### Exercise task
Copy exactly the lines from the line containing "Reproduce this chart with matplotlib." to the line containing "import numpy as np", both lines included, and omit any pictures.

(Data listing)
===

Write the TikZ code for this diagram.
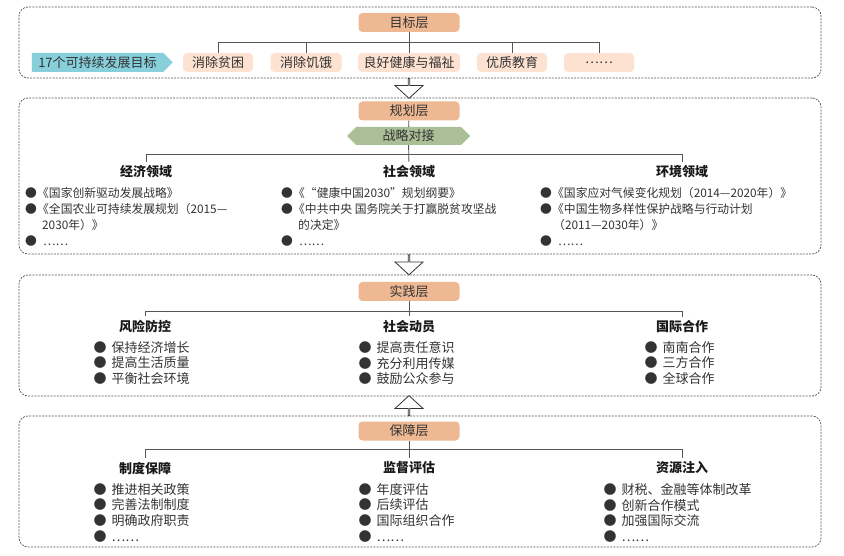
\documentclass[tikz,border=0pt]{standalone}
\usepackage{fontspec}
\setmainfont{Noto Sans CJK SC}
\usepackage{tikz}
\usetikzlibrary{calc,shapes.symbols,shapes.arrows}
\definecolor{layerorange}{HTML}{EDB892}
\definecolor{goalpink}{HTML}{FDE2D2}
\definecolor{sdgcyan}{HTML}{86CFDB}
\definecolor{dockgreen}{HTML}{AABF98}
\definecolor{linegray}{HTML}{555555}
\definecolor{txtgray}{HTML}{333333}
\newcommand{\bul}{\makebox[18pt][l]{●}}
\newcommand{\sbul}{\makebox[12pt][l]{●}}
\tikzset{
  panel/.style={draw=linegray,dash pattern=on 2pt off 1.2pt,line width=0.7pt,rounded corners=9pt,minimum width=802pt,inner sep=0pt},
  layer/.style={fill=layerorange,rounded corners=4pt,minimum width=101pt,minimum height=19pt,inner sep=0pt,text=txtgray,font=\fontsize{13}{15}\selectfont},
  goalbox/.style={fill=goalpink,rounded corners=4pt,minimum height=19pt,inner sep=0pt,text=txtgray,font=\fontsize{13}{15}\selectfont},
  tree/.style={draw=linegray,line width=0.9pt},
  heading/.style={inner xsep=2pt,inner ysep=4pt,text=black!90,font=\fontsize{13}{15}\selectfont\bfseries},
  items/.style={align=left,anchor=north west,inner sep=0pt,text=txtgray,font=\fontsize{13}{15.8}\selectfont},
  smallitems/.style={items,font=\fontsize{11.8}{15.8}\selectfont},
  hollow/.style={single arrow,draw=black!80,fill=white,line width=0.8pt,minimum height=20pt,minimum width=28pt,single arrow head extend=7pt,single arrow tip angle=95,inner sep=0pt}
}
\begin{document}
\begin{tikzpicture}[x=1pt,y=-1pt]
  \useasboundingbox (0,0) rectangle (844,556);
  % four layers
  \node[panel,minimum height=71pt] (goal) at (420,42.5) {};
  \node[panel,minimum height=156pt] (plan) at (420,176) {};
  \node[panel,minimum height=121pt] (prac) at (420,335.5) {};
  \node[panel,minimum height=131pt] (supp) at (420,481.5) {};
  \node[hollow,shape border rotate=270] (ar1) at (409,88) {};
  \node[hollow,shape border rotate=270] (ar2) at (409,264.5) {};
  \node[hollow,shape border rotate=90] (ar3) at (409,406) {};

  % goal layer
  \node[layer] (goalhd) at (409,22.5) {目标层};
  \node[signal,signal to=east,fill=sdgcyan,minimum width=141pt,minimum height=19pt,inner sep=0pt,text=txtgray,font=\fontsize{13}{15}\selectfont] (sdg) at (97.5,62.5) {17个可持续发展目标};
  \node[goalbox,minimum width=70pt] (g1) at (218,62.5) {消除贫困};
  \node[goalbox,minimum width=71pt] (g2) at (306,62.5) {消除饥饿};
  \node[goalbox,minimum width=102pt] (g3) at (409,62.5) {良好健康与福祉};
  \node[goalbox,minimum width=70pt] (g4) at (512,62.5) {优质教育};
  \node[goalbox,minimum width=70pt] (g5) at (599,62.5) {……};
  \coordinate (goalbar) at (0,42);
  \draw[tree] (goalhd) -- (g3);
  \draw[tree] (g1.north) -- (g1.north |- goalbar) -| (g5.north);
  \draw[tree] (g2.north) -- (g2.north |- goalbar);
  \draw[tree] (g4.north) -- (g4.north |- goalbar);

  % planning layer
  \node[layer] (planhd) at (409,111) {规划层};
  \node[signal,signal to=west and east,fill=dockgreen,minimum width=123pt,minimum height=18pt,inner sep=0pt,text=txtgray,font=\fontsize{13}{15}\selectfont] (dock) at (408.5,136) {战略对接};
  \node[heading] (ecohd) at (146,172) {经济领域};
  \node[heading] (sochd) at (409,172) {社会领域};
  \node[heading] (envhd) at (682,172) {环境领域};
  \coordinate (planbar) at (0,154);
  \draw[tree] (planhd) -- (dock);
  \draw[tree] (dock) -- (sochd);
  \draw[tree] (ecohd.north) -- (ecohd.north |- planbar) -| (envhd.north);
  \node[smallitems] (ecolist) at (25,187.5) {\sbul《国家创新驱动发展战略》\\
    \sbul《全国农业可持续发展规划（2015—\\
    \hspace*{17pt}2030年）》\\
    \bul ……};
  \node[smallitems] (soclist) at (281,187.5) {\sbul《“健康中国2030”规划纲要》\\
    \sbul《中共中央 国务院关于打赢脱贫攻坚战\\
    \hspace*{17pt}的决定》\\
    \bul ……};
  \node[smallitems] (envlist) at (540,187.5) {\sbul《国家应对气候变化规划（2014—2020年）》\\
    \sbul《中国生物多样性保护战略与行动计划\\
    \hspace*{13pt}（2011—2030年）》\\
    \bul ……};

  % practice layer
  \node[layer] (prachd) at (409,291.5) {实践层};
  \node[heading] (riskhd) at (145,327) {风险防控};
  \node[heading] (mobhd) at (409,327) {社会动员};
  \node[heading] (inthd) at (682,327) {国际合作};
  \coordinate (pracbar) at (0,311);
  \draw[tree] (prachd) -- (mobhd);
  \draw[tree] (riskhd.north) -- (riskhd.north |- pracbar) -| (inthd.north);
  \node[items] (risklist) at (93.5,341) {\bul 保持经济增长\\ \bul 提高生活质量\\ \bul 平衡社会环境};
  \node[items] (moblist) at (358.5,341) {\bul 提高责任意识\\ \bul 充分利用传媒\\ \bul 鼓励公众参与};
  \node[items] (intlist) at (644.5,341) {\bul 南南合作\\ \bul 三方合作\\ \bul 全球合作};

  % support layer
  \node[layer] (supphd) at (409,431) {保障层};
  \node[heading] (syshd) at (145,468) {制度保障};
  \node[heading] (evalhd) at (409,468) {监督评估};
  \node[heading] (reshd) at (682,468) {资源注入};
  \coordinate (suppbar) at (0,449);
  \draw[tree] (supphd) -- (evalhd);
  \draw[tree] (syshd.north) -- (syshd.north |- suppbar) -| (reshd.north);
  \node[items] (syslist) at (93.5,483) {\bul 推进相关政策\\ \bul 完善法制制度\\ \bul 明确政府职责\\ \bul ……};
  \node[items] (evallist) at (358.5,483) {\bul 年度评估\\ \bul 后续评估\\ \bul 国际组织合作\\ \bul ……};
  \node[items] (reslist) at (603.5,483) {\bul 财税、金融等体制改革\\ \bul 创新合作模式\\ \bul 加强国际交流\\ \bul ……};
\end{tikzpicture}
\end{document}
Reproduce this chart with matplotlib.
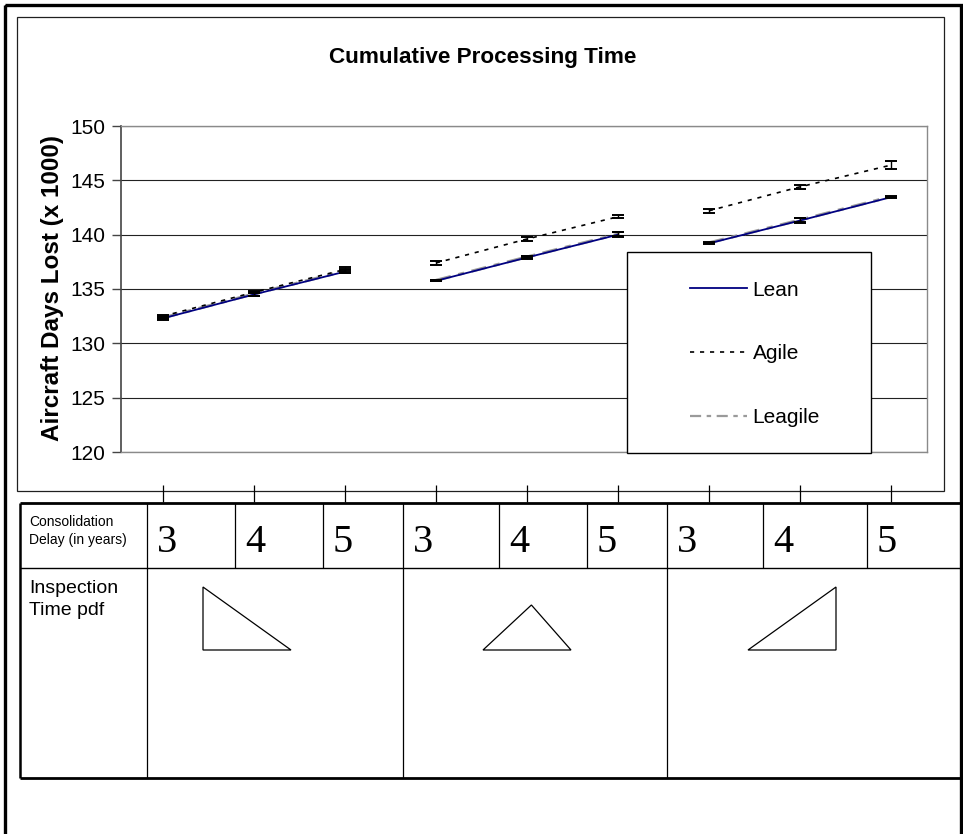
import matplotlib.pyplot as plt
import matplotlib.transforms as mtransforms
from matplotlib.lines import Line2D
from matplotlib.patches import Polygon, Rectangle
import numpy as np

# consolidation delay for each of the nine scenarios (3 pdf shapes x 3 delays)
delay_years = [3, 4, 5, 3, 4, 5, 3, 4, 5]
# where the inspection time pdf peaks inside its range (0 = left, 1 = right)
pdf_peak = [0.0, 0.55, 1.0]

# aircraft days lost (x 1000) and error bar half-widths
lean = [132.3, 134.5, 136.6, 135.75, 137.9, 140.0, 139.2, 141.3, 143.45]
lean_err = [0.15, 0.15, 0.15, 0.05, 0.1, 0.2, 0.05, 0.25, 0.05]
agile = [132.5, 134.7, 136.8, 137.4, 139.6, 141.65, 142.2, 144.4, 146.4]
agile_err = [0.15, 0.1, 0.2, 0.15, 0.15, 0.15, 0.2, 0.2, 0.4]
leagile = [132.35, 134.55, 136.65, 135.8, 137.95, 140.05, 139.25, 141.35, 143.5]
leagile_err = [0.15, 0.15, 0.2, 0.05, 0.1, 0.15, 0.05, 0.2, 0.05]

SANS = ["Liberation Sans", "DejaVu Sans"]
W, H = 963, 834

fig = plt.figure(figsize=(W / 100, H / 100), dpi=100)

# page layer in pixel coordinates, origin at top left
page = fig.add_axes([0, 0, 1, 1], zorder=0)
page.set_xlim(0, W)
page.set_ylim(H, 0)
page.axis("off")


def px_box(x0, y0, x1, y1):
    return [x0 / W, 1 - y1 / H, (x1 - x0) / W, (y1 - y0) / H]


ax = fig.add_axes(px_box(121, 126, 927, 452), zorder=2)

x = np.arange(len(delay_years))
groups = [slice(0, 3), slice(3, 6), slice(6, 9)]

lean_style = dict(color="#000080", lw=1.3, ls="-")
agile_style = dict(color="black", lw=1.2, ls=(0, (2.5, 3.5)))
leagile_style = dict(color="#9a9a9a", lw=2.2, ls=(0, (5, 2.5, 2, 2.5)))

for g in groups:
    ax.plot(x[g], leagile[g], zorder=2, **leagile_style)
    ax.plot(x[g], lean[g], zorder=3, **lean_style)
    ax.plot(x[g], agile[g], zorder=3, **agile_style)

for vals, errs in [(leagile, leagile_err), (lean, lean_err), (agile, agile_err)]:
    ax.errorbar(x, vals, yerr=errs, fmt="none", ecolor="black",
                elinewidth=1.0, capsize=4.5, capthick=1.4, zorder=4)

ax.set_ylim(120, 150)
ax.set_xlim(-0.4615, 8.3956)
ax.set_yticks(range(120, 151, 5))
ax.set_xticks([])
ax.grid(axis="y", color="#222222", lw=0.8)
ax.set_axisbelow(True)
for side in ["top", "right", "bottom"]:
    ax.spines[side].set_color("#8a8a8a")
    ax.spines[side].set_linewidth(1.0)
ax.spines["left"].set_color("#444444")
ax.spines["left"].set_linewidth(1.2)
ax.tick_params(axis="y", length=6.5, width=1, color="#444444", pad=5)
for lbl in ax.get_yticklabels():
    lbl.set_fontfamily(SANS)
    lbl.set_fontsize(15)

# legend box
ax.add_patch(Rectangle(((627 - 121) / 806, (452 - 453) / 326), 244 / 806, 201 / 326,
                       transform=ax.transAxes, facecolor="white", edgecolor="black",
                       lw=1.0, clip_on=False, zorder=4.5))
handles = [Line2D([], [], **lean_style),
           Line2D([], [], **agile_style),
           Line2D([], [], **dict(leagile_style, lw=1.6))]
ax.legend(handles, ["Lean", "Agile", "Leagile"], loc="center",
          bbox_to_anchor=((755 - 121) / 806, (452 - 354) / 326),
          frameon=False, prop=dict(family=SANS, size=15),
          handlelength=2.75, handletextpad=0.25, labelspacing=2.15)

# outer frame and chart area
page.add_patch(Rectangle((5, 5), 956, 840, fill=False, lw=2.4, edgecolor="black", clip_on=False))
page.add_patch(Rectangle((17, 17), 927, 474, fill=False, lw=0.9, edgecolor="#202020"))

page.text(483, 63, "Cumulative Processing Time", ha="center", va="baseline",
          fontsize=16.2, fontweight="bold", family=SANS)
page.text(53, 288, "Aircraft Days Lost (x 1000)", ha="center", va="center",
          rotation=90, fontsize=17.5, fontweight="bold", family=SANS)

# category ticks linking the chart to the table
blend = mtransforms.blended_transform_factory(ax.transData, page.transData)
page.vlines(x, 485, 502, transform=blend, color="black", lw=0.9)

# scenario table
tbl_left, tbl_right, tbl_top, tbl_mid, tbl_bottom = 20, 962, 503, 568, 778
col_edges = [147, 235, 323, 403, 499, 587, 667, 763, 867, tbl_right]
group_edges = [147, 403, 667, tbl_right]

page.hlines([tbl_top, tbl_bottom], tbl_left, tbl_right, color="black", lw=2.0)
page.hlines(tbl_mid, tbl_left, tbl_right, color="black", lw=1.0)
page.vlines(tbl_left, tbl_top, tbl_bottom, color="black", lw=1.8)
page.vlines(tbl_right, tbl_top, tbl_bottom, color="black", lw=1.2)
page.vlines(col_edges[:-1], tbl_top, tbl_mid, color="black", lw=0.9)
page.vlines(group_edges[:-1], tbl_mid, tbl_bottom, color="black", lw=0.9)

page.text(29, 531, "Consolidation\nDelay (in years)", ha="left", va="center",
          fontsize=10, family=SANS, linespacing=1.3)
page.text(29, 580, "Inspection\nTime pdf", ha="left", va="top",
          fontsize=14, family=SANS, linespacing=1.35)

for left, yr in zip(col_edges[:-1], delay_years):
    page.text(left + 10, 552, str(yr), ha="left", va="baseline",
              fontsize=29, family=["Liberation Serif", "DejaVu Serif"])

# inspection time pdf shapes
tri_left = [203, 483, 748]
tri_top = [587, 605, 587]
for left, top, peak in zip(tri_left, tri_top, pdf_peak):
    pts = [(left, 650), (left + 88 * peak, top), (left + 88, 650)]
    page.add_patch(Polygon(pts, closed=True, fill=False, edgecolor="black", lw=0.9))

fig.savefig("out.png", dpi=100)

===

### Result
Reproduce this chart with matplotlib.
import matplotlib.pyplot as plt
import matplotlib.transforms as mtransforms
from matplotlib.lines import Line2D
from matplotlib.patches import Polygon, Rectangle
import numpy as np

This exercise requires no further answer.